▶ **Exercise goal**
With the pictures left out, copy the listing below exactly.
•••••
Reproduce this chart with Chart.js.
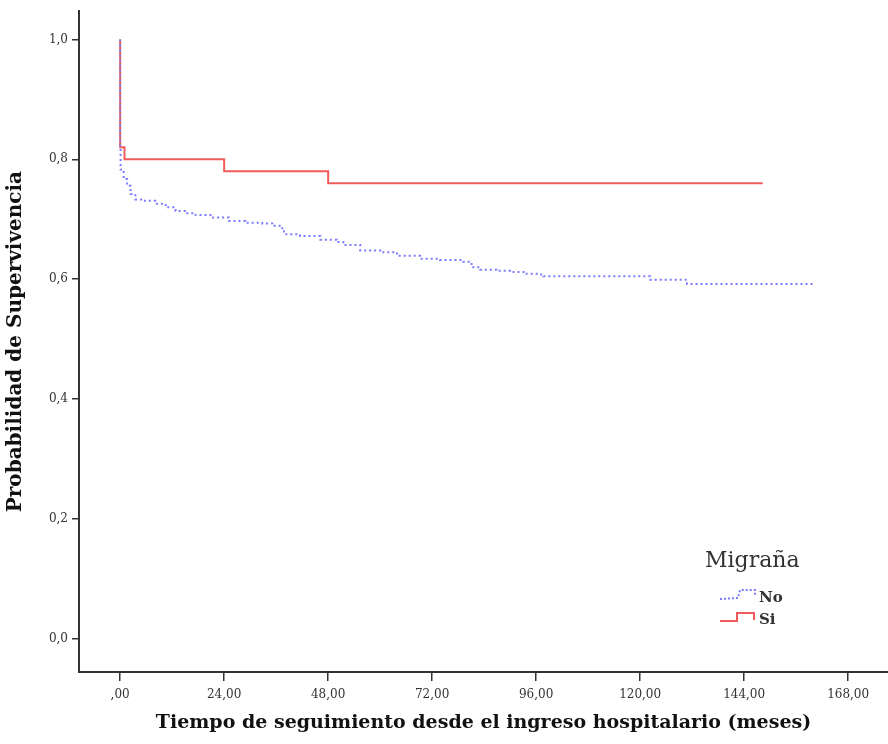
<!DOCTYPE html>
<html>
<head>
<meta charset="utf-8">
<script src="https://cdn.jsdelivr.net/npm/chart.js@4.4.1/dist/chart.umd.min.js"></script>
<style>
  html, body { margin: 0; padding: 0; background: #fff; }
  #wrap { width: 888px; height: 744px; }
</style>
</head>
<body>
<div id="wrap"><canvas id="km"></canvas></div>
<script>
// Kaplan-Meier survival by migraine status (months since admission)
const xTicks = [0, 24, 48, 72, 96, 120, 144, 168];
const xTickLabels = [',00', '24,00', '48,00', '72,00', '96,00', '120,00', '144,00', '168,00'];
const yTicks = [0, 0.2, 0.4, 0.6, 0.8, 1.0];
const yTickLabels = ['0,0', '0,2', '0,4', '0,6', '0,8', '1,0'];

// "No" group (blue, dotted)
const noTime = [0, 0, 0.1, 0.8, 1.6, 2.4, 3.5, 5.1, 8.1, 10.5, 12.8, 15, 17.4, 21.2, 25.1, 28.9, 32.8, 35.1,
  37.4, 37.8, 41.5, 46.2, 50, 51.5, 55.4, 60, 63.9, 69.2, 73.8, 79.2, 81.1, 83.1, 86.9, 90, 93.1, 96.9,
  97.7, 122.3, 130.8, 160.4];
const noSurv = [1.0, 0.82, 0.783, 0.767, 0.756, 0.742, 0.733, 0.731, 0.726, 0.72, 0.714, 0.71, 0.707, 0.703, 0.697, 0.694, 0.693, 0.689,
  0.68, 0.675, 0.672, 0.666, 0.662, 0.657, 0.648, 0.645, 0.639, 0.634, 0.632, 0.629, 0.62, 0.616, 0.614, 0.612, 0.609, 0.608,
  0.605, 0.599, 0.592, 0.592];

// "Si" group (red, solid)
const siTime = [0, 0, 1, 24, 48, 148.3];
const siSurv = [1.0, 0.82, 0.80, 0.78, 0.76, 0.76];

const toPoints = (xs, ys) => xs.map((x, i) => ({ x: x, y: ys[i] }));

const axisColor = '#333333';
const tickFont = { family: 'DejaVu Serif', size: 12 };

// Legend drawn in the lower right of the plot, like the SPSS output
const kmLegend = {
    id: 'kmLegend',
    afterDraw(chart) {
        const ctx = chart.ctx;
        ctx.save();
        ctx.fillStyle = axisColor;
        ctx.textBaseline = 'middle';
        ctx.font = '22px "DejaVu Serif"';
        ctx.fillText('Migraña', 705, 561);

        // No: dotted blue step icon
        ctx.strokeStyle = '#7b7bff';
        ctx.lineWidth = 2;
        ctx.setLineDash([2, 2]);
        ctx.beginPath();
        ctx.moveTo(720, 599);
        ctx.lineTo(738, 598);
        ctx.lineTo(740, 590);
        ctx.lineTo(755, 590);
        ctx.lineTo(755, 595);
        ctx.stroke();

        // Si: solid red step icon
        ctx.strokeStyle = '#f05a5a';
        ctx.setLineDash([]);
        ctx.beginPath();
        ctx.moveTo(720, 621);
        ctx.lineTo(737, 621);
        ctx.lineTo(737, 613);
        ctx.lineTo(754, 613);
        ctx.lineTo(754, 620);
        ctx.stroke();

        ctx.font = 'bold 15px "DejaVu Serif"';
        ctx.fillStyle = axisColor;
        ctx.fillText('No', 759, 598);
        ctx.fillText('Si', 759, 620);
        ctx.restore();
    }
};

new Chart(document.getElementById('km'), {
    type: 'line',
    data: {
        datasets: [
            {
                label: 'No',
                data: toPoints(noTime, noSurv),
                borderColor: '#7b7bff',
                borderWidth: 2,
                borderDash: [2, 3],
                stepped: true,
                pointRadius: 0,
                fill: false
            },
            {
                label: 'Si',
                data: toPoints(siTime, siSurv),
                borderColor: '#f05a5a',
                borderWidth: 2,
                stepped: true,
                pointRadius: 0,
                fill: false
            }
        ]
    },
    options: {
        responsive: true,
        maintainAspectRatio: false,
        animation: false,
        layout: { padding: { top: 8, right: 0, left: 0, bottom: 0 } },
        plugins: {
            legend: { display: false },
            tooltip: { enabled: false }
        },
        scales: {
            x: {
                type: 'linear',
                min: -9.5,
                max: 177.2,
                afterBuildTicks: (scale) => { scale.ticks = xTicks.map(v => ({ value: v })); },
                afterFit: (scale) => { scale.height = 72; },
                ticks: {
                    callback: (v) => xTickLabels[xTicks.indexOf(v)],
                    color: axisColor,
                    font: tickFont,
                    padding: 7,
                    maxRotation: 0,
                    autoSkip: false
                },
                grid: { display: true, drawOnChartArea: false, drawTicks: true, tickLength: 9, color: axisColor, lineWidth: 1.5 },
                border: { display: true, color: axisColor, width: 2 },
                title: {
                    display: true,
                    text: 'Tiempo de seguimiento desde el ingreso hospitalario (meses)',
                    color: '#111',
                    font: { family: 'DejaVu Serif', size: 19, weight: 'bold' },
                    padding: { top: 0, bottom: 10 }
                }
            },
            y: {
                type: 'linear',
                min: -0.055,
                max: 1.047,
                afterBuildTicks: (scale) => { scale.ticks = yTicks.map(v => ({ value: v })); },
                afterFit: (scale) => { scale.width = 79; },
                ticks: {
                    callback: (v) => yTickLabels[yTicks.findIndex(t => Math.abs(t - v) < 1e-6)],
                    color: axisColor,
                    font: tickFont,
                    padding: 4
                },
                grid: { display: true, drawOnChartArea: false, drawTicks: true, tickLength: 7, color: axisColor, lineWidth: 1.5 },
                border: { display: true, color: axisColor, width: 2 },
                title: {
                    display: true,
                    text: 'Probabilidad de Supervivencia',
                    color: '#111',
                    font: { family: 'DejaVu Serif', size: 20, weight: 'bold' },
                    padding: { top: 4, bottom: 0 }
                }
            }
        }
    },
    plugins: [kmLegend]
});
</script>
</body>
</html>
•••••
▶ **Answer to this problem**
Reproduce this chart with Chart.js.
<!DOCTYPE html>
<html>
<head>
<meta charset="utf-8">
<script src="https://cdn.jsdelivr.net/npm/chart.js@4.4.1/dist/chart.umd.min.js"></script>
<style>
  html, body { margin: 0; padding: 0; background: #fff; }
  #wrap { width: 888px; height: 744px; }
</style>
</head>
<body>
<div id="wrap"><canvas id="km"></canvas></div>
<script>
// Kaplan-Meier survival by migraine status (months since admission)
const xTicks = [0, 24, 48, 72, 96, 120, 144, 168];
const xTickLabels = [',00', '24,00', '48,00', '72,00', '96,00', '120,00', '144,00', '168,00'];
const yTicks = [0, 0.2, 0.4, 0.6, 0.8, 1.0];
const yTickLabels = ['0,0', '0,2', '0,4', '0,6', '0,8', '1,0'];

// "No" group (blue, dotted)
const noTime = [0, 0, 0.1, 0.8, 1.6, 2.4, 3.5, 5.1, 8.1, 10.5, 12.8, 15, 17.4, 21.2, 25.1, 28.9, 32.8, 35.1,
  37.4, 37.8, 41.5, 46.2, 50, 51.5, 55.4, 60, 63.9, 69.2, 73.8, 79.2, 81.1, 83.1, 86.9, 90, 93.1, 96.9,
  97.7, 122.3, 130.8, 160.4];
const noSurv = [1.0, 0.82, 0.783, 0.767, 0.756, 0.742, 0.733, 0.731, 0.726, 0.72, 0.714, 0.71, 0.707, 0.703, 0.697, 0.694, 0.693, 0.689,
  0.68, 0.675, 0.672, 0.666, 0.662, 0.657, 0.648, 0.645, 0.639, 0.634, 0.632, 0.629, 0.62, 0.616, 0.614, 0.612, 0.609, 0.608,
  0.605, 0.599, 0.592, 0.592];

// "Si" group (red, solid)
const siTime = [0, 0, 1, 24, 48, 148.3];
const siSurv = [1.0, 0.82, 0.80, 0.78, 0.76, 0.76];

const toPoints = (xs, ys) => xs.map((x, i) => ({ x: x, y: ys[i] }));

const axisColor = '#333333';
const tickFont = { family: 'DejaVu Serif', size: 12 };

// Legend drawn in the lower right of the plot, like the SPSS output
const kmLegend = {
    id: 'kmLegend',
    afterDraw(chart) {
        const ctx = chart.ctx;
        ctx.save();
        ctx.fillStyle = axisColor;
        ctx.textBaseline = 'middle';
        ctx.font = '22px "DejaVu Serif"';
        ctx.fillText('Migraña', 705, 561);

        // No: dotted blue step icon
        ctx.strokeStyle = '#7b7bff';
        ctx.lineWidth = 2;
        ctx.setLineDash([2, 2]);
        ctx.beginPath();
        ctx.moveTo(720, 599);
        ctx.lineTo(738, 598);
        ctx.lineTo(740, 590);
        ctx.lineTo(755, 590);
        ctx.lineTo(755, 595);
        ctx.stroke();

        // Si: solid red step icon
        ctx.strokeStyle = '#f05a5a';
        ctx.setLineDash([]);
        ctx.beginPath();
        ctx.moveTo(720, 621);
        ctx.lineTo(737, 621);
        ctx.lineTo(737, 613);
        ctx.lineTo(754, 613);
        ctx.lineTo(754, 620);
        ctx.stroke();

        ctx.font = 'bold 15px "DejaVu Serif"';
        ctx.fillStyle = axisColor;
        ctx.fillText('No', 759, 598);
        ctx.fillText('Si', 759, 620);
        ctx.restore();
    }
};

new Chart(document.getElementById('km'), {
    type: 'line',
    data: {
        datasets: [
            {
                label: 'No',
                data: toPoints(noTime, noSurv),
                borderColor: '#7b7bff',
                borderWidth: 2,
                borderDash: [2, 3],
                stepped: true,
                pointRadius: 0,
                fill: false
            },
            {
                label: 'Si',
                data: toPoints(siTime, siSurv),
                borderColor: '#f05a5a',
                borderWidth: 2,
                stepped: true,
                pointRadius: 0,
                fill: false
            }
        ]
    },
    options: {
        responsive: true,
        maintainAspectRatio: false,
        animation: false,
        layout: { padding: { top: 8, right: 0, left: 0, bottom: 0 } },
        plugins: {
            legend: { display: false },
            tooltip: { enabled: false }
        },
        scales: {
            x: {
                type: 'linear',
                min: -9.5,
                max: 177.2,
                afterBuildTicks: (scale) => { scale.ticks = xTicks.map(v => ({ value: v })); },
                afterFit: (scale) => { scale.height = 72; },
                ticks: {
                    callback: (v) => xTickLabels[xTicks.indexOf(v)],
                    color: axisColor,
                    font: tickFont,
                    padding: 7,
                    maxRotation: 0,
                    autoSkip: false
                },
                grid: { display: true, drawOnChartArea: false, drawTicks: true, tickLength: 9, color: axisColor, lineWidth: 1.5 },
                border: { display: true, color: axisColor, width: 2 },
                title: {
                    display: true,
                    text: 'Tiempo de seguimiento desde el ingreso hospitalario (meses)',
                    color: '#111',
                    font: { family: 'DejaVu Serif', size: 19, weight: 'bold' },
                    padding: { top: 0, bottom: 10 }
                }
            },
            y: {
                type: 'linear',
                min: -0.055,
                max: 1.047,
                afterBuildTicks: (scale) => { scale.ticks = yTicks.map(v => ({ value: v })); },
                afterFit: (scale) => { scale.width = 79; },
                ticks: {
                    callback: (v) => yTickLabels[yTicks.findIndex(t => Math.abs(t - v) < 1e-6)],
                    color: axisColor,
                    font: tickFont,
                    padding: 4
                },
                grid: { display: true, drawOnChartArea: false, drawTicks: true, tickLength: 7, color: axisColor, lineWidth: 1.5 },
                border: { display: true, color: axisColor, width: 2 },
                title: {
                    display: true,
                    text: 'Probabilidad de Supervivencia',
                    color: '#111',
                    font: { family: 'DejaVu Serif', size: 20, weight: 'bold' },
                    padding: { top: 4, bottom: 0 }
                }
            }
        }
    },
    plugins: [kmLegend]
});
</script>
</body>
</html>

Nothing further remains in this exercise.